Prima di morire John Wayne ha dichiarato di sentirsi in pace con la propria coscienza, giudicandosi “un uomo giusto, onesto, lavoratore, che non ha mai violato la legge di Dio né quelle degli uomini”. Sono meriti cui non è sempre facile rendere onore, quando chi li rivendica disseppellisce il concetto di patria, continua a vedere nella donna soltanto la sposa e la madre, si trincera in un ricco ranch coi suoi cavalli e considera la politica una “cosa sporca”. Ma per misurarli, e chiederci se fossero davvero usurpati, dovremmo valutare il consenso larghissimo ottenuto dal pubblico d'ogni età e condizione col Fiume rosso e Rio Bravo, Un uomo tranquillo e Sentieri selvaggi, Soldati a cavallo e L'uomo che uccise Liberty Valance, I tre della Croce del Sud e El Dorado, Rio Lobo e Il Grinta (per cui Wayne ebbe l'Oscar): un pugno di film che insieme a Ombre rosse, in cui fu Ringo Kid, l'evaso per sete di vendetta, restano nella memoria più per la sua interpretazione generosa che per le virtù convenzionali dei suoi autori. “I registi - ricordava John Wayne - sono degli operai specializzati e basta: è ridicolo che si diano tante arie da artisti”.
Sia vero o no (per il western è quasi sempre vero), Wayne ha dato più di quanto abbia ricevuto dalla macchina di Hollywood. In cambio dei miliardi di dollari che fece guadagnare ottenne un ranch in Arizona, una villa a Newport Beach, un panfilo, due elicotteri. Molto poco, rispetto alla franchezza con cui, in una vita senza scandali, difendendo i suoi principi credette di difendere il suo paese, e rispetto al cinismo di chi talvolta se ne servì.

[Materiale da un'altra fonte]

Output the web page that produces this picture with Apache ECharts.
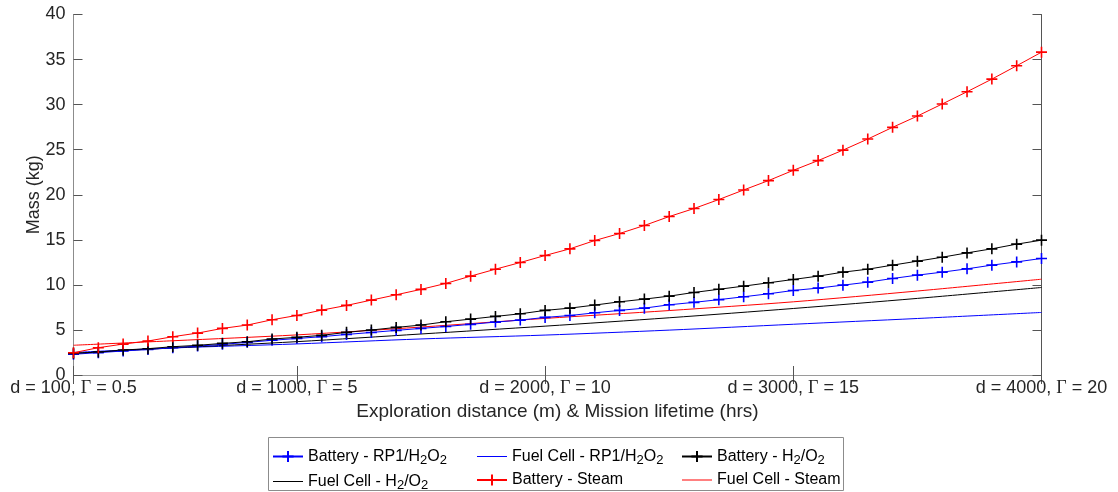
<!DOCTYPE html>
<html>
<head>
<meta charset="utf-8">
<script src="https://cdn.jsdelivr.net/npm/echarts@6/dist/echarts.min.js"></script>
<style>
  html, body { margin: 0; padding: 0; background: #fff; }
  #container { width: 1118px; height: 492px; }
</style>
</head>
<body>
<div id="container"></div>
<script>
let chart = echarts.init(document.getElementById('container'));

// exploration distance (m), one marker every 100 m
var distances = [100, 200, 300, 400, 500, 600, 700, 800, 900, 1000,
    1100, 1200, 1300, 1400, 1500, 1600, 1700, 1800, 1900, 2000,
    2100, 2200, 2300, 2400, 2500, 2600, 2700, 2800, 2900, 3000,
    3100, 3200, 3300, 3400, 3500, 3600, 3700, 3800, 3900, 4000];

var batteryRP1 = [2.30, 2.48, 2.66, 2.84, 3.03, 3.21, 3.40, 3.62, 3.85, 4.05,
    4.25, 4.50, 4.72, 4.95, 5.17, 5.38, 5.62, 5.87, 6.09, 6.39,
    6.60, 6.90, 7.17, 7.42, 7.79, 8.06, 8.36, 8.68, 9.01, 9.38,
    9.64, 9.97, 10.30, 10.71, 11.08, 11.41, 11.78, 12.19, 12.55, 12.93];

var batteryH2O2 = [2.40, 2.55, 2.77, 2.92, 3.14, 3.29, 3.51, 3.69, 3.99, 4.18,
    4.40, 4.73, 4.99, 5.28, 5.54, 5.91, 6.20, 6.50, 6.79, 7.17,
    7.42, 7.76, 8.12, 8.42, 8.75, 9.16, 9.51, 9.86, 10.23, 10.60,
    10.97, 11.41, 11.74, 12.19, 12.63, 13.07, 13.55, 14.00, 14.52, 14.96];

var batterySteam = [2.47, 3.03, 3.43, 3.77, 4.25, 4.65, 5.17, 5.54, 6.13, 6.61,
    7.20, 7.72, 8.31, 8.90, 9.50, 10.16, 10.97, 11.74, 12.48, 13.26,
    14.00, 14.92, 15.70, 16.59, 17.58, 18.47, 19.47, 20.53, 21.57, 22.71,
    23.79, 24.95, 26.18, 27.48, 28.73, 30.07, 31.43, 32.83, 34.31, 35.82];

// fuel cell curves (no markers), read at these distances
var fcDistances = [100, 500, 1000, 1500, 2000, 2500, 3000, 3500, 4000];
var fuelCellRP1 = [2.50, 3.00, 3.45, 4.00, 4.43, 4.98, 5.63, 6.27, 6.94];
var fuelCellH2O2 = [2.40, 3.00, 3.70, 4.55, 5.42, 6.35, 7.38, 8.50, 9.71];
var fuelCellSteam = [3.30, 3.80, 4.45, 5.32, 6.28, 7.15, 8.12, 9.32, 10.63];

var xTicks = [100, 1000, 2000, 3000, 4000];
var gammaTicks = ['0.5', '5', '10', '15', '20'];

var fontMain = 'Helvetica, Arial, "Liberation Sans", sans-serif';
var plus = 'path://M0,5L10,5M5,0L5,10';
var thinLine = 'path://M0,0L30,0L30,1L0,1Z';

function pairs(xs, ys) {
    var out = [];
    for (var i = 0; i < xs.length; i++) { out.push([xs[i], ys[i]]); }
    return out;
}

function batterySeries(name, data, color) {
    return {
        type: 'line', name: name, data: pairs(distances, data),
        symbol: plus, symbolSize: 11, showSymbol: true,
        lineStyle: { color: color, width: 1 },
        itemStyle: { color: color, borderColor: color, borderWidth: 1.6 },
        z: 3
    };
}
function fuelSeries(name, data, color) {
    return {
        type: 'line', name: name, data: pairs(fcDistances, data),
        symbol: 'none', smooth: 0.3,
        lineStyle: { color: color, width: 1 },
        itemStyle: { color: color },
        z: 2
    };
}

var names = [
    'Battery - RP1/H{s|2}O{s|2}', 'Fuel Cell - RP1/H{s|2}O{s|2}', 'Battery - H{s|2}/O{s|2}',
    'Fuel Cell - H{s|2}/O{s|2}', 'Battery - Steam', 'Fuel Cell - Steam'
];

var legendText = {
    fontFamily: fontMain, fontSize: 16, color: '#000', lineHeight: 18,
    rich: { s: { fontFamily: fontMain, fontSize: 13, lineHeight: 18, padding: [8, 0, 0, 0] } }
};
function legendCol(left, first, second) {
    return {
        orient: 'vertical', left: left, top: 446, itemGap: 4, padding: 0,
        itemWidth: 30, itemHeight: 14,
        data: [first, second],
        textStyle: legendText, selectedMode: false
    };
}

var tickStyle = { show: true, inside: true, length: 9, lineStyle: { color: '#555' } };

var option = {
    animation: false,
    grid: { left: 73.5, right: 76.5, top: 14.5, bottom: 117, containLabel: false },
    legend: [
        legendCol(272, names[0], { name: names[3], icon: thinLine }),
        legendCol(476, { name: names[1], icon: thinLine }, names[4]),
        legendCol(681, names[2], { name: names[5], icon: thinLine })
    ],
    graphic: [{
        type: 'rect', shape: { x: 268.5, y: 437.5, width: 575, height: 53 },
        style: { fill: 'none', stroke: '#8c8c8c', lineWidth: 1 }
    }],
    xAxis: [{
        type: 'value', min: 100, max: 4000,
        name: 'Exploration distance (m) & Mission lifetime (hrs)',
        nameLocation: 'middle', nameGap: 27,
        nameTextStyle: { fontFamily: fontMain, fontSize: 19, color: '#262626' },
        axisLine: { show: true, lineStyle: { color: '#7f7f7f' } },
        axisTick: Object.assign({ customValues: xTicks }, tickStyle),
        splitLine: { show: false },
        axisLabel: {
            customValues: xTicks, margin: 4,
            fontFamily: fontMain, fontSize: 18, color: '#262626',
            formatter: function (v) {
                var i = xTicks.indexOf(v);
                return 'd = ' + v + ', {g|\u0393} = ' + gammaTicks[i];
            },
            rich: { g: { fontFamily: '"Liberation Serif", "DejaVu Serif", serif', fontSize: 18, color: '#262626' } }
        }
    }, {
        type: 'value', min: 100, max: 4000, position: 'top',
        axisLine: { show: true, lineStyle: { color: '#9a9a9a' } },
        axisTick: Object.assign({ customValues: xTicks }, tickStyle),
        axisLabel: { show: false },
        splitLine: { show: false }
    }],
    yAxis: [{
        type: 'value', min: 0, max: 40, interval: 5,
        name: 'Mass (kg)', nameLocation: 'middle', nameGap: 30, nameMoveOverlap: false,
        nameTextStyle: { fontFamily: fontMain, fontSize: 18, color: '#262626' },
        axisLine: { show: true, lineStyle: { color: '#8c8c8c' } },
        axisTick: tickStyle,
        splitLine: { show: false },
        axisLabel: { fontFamily: fontMain, fontSize: 18, color: '#262626', margin: 8 }
    }, {
        type: 'value', min: 0, max: 40, interval: 5, position: 'right',
        axisLine: { show: true, lineStyle: { color: '#555' } },
        axisTick: tickStyle,
        axisLabel: { show: false },
        splitLine: { show: false }
    }],
    series: [
        batterySeries(names[0], batteryRP1, '#0000ff'),
        fuelSeries(names[1], fuelCellRP1, '#0000ff'),
        batterySeries(names[2], batteryH2O2, '#000000'),
        fuelSeries(names[3], fuelCellH2O2, '#000000'),
        batterySeries(names[4], batterySteam, '#ff0000'),
        fuelSeries(names[5], fuelCellSteam, '#ff0000')
    ]
};

chart.setOption(option);
</script>
</body>
</html>
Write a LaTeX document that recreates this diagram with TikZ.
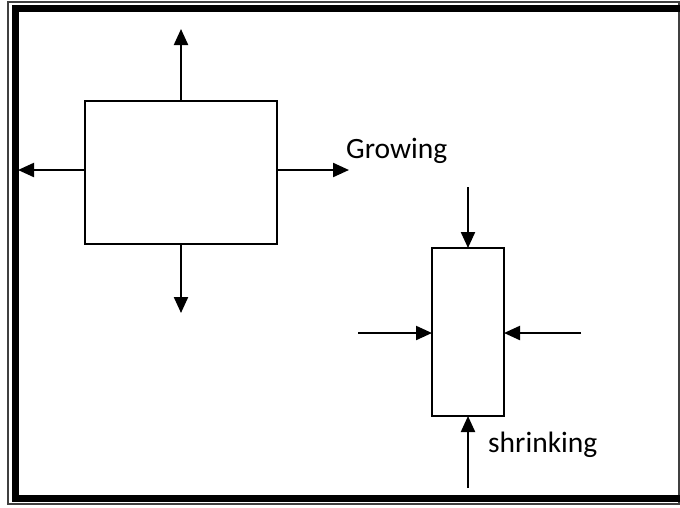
\documentclass[tikz,border=0pt]{standalone}
\usepackage{fontspec}
\setmainfont{Carlito}
\usetikzlibrary{arrows.meta}

\begin{document}
\begin{tikzpicture}[x=1pt, y=-1pt,
	box/.style={draw, line width=1.5pt, inner sep=0pt, outer sep=0pt},
	push/.style={-{Triangle[length=16pt,width=14pt]}, line width=2.2pt},
	note/.style={anchor=base west, inner sep=0pt, font=\fontsize{29.5}{34}\selectfont}]

\useasboundingbox (0,0) rectangle (680,507);

% frame
\draw[line width=1.2pt, black!75] (8,2) -- (679,2) -- (679,504) -- (8,504) -- cycle;
\draw[line width=7pt] (684,8.5) -- (15.5,8.5) -- (15.5,498) -- (684,498);

% growing box
\node[box, minimum width=192pt, minimum height=143pt](grow) at (181,172.5){};
\coordinate (gup) at (181,29);
\coordinate (gdown) at (181,313);
\coordinate (gleft) at (18,170);
\coordinate (gright) at (349,170);

\draw[push] (grow.north) -- (gup);
\draw[push] (grow.south) -- (gdown);
\draw[push] (grow.west |- gleft) -- (gleft);
\draw[push] (grow.east |- gright) -- (gright);

\node[note](growlbl) at (346,158){Growing};

% shrinking box
\node[box, minimum width=72pt, minimum height=168pt](shrink) at (468,332){};
\coordinate (stop) at (468,187);
\coordinate (sbottom) at (468,488);
\coordinate (sleft) at (358,333);
\coordinate (sright) at (581,333);

\draw[push] (stop) -- (shrink.north);
\draw[push] (sbottom) -- (shrink.south);
\draw[push] (sleft) -- (shrink.west |- sleft);
\draw[push] (sright) -- (shrink.east |- sright);

\node[note](shrinklbl) at (488,452){shrinking};
\end{tikzpicture}
\end{document}
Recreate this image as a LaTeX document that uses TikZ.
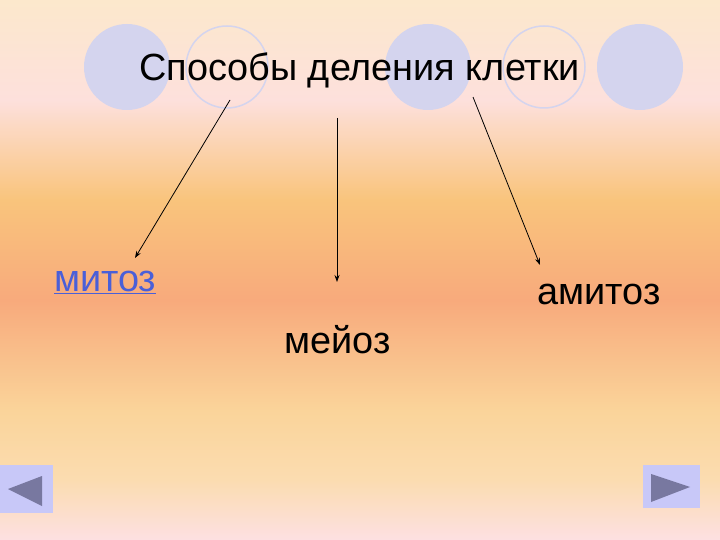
\documentclass[tikz,border=0pt]{standalone}
\usepackage{fontspec}
\setmainfont{Liberation Sans}
\usetikzlibrary{arrows.meta}
\definecolor{bgA}{HTML}{FDE0E2}
\definecolor{bgB}{HTML}{FBDCB0}
\definecolor{bgC}{HTML}{FAD49A}
\definecolor{bgD}{HTML}{F8AA7C}
\definecolor{bgE}{HTML}{F9C47C}
\definecolor{bgF}{HTML}{FDE0DC}
\definecolor{bgG}{HTML}{FCE8CC}
\definecolor{circ}{HTML}{D4D4EE}
\definecolor{btn}{HTML}{C8C8F8}
\definecolor{tri}{HTML}{7878A0}
\definecolor{link}{HTML}{4A5FD8}
\pgfdeclareverticalshading{bgsh}{100bp}{color(0bp)=(bgA); color(25bp)=(bgA); color(30.6bp)=(bgB); color(37bp)=(bgC); color(47.2bp)=(bgD); color(56.5bp)=(bgE); color(65.7bp)=(bgF); color(75bp)=(bgG); color(100bp)=(bgG)}
\tikzset{lbl/.style={font=\fontsize{38}{42}\selectfont, inner sep=0pt, anchor=base west},
arr/.style={-{Stealth[length=7bp,width=5bp]}, line width=0.8bp}}
\begin{document}
\begin{tikzpicture}[x=1bp,y=-1bp]
\shade[shading=bgsh] (0,0) rectangle (720,540);
\useasboundingbox (0,0) rectangle (720,540);
\fill[circ] (127,67) circle (43);
\fill[circ] (428,67) circle (43);
\fill[circ] (640,67) circle (43);
\draw[circ, line width=1.5bp] (227,67) circle (41);
\draw[circ, line width=1.5bp] (544,67) circle (41);
\node[lbl] (title) at (139,81) {Способы деления клетки};
\node[lbl, text=link] (mit) at (54,291) {\underline{митоз}};
\node[lbl] (ami) at (537,304) {амитоз};
\node[lbl] (mei) at (284,353) {мейоз};
\coordinate (s1) at (230,100); \coordinate (e1) at (135,258);
\coordinate (s2) at (337,118); \coordinate (e2) at (337,282);
\coordinate (s3) at (473,97); \coordinate (e3) at (540,265);
\draw[arr] (s1) -- (e1);
\draw[arr] (s2) -- (e2);
\draw[arr] (s3) -- (e3);
\fill[btn] (0,465) rectangle (53,513);
\fill[tri] (8,489) -- (42,476) -- (42,506) -- cycle;
\fill[btn] (643,465) rectangle (700,508);
\fill[tri] (651,474) -- (690,487) -- (651,502) -- cycle;
\end{tikzpicture}
\end{document}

Fra quanti usano il cinema per fare propaganda alle proprie idee politiche non sono molti quelli che come John Wayne mettono a frutto un talento educato in lunghi anni di gavetta. Oggi, “Il Duca” ha perduto il suo ultimo duello, ma si è guadagnato qualcosa di più dell'onore delle armi. È entrato nel pantheon dei simboli, con tutto il peso della loro retorica e il carico di nostalgia che comporta ogni leggenda.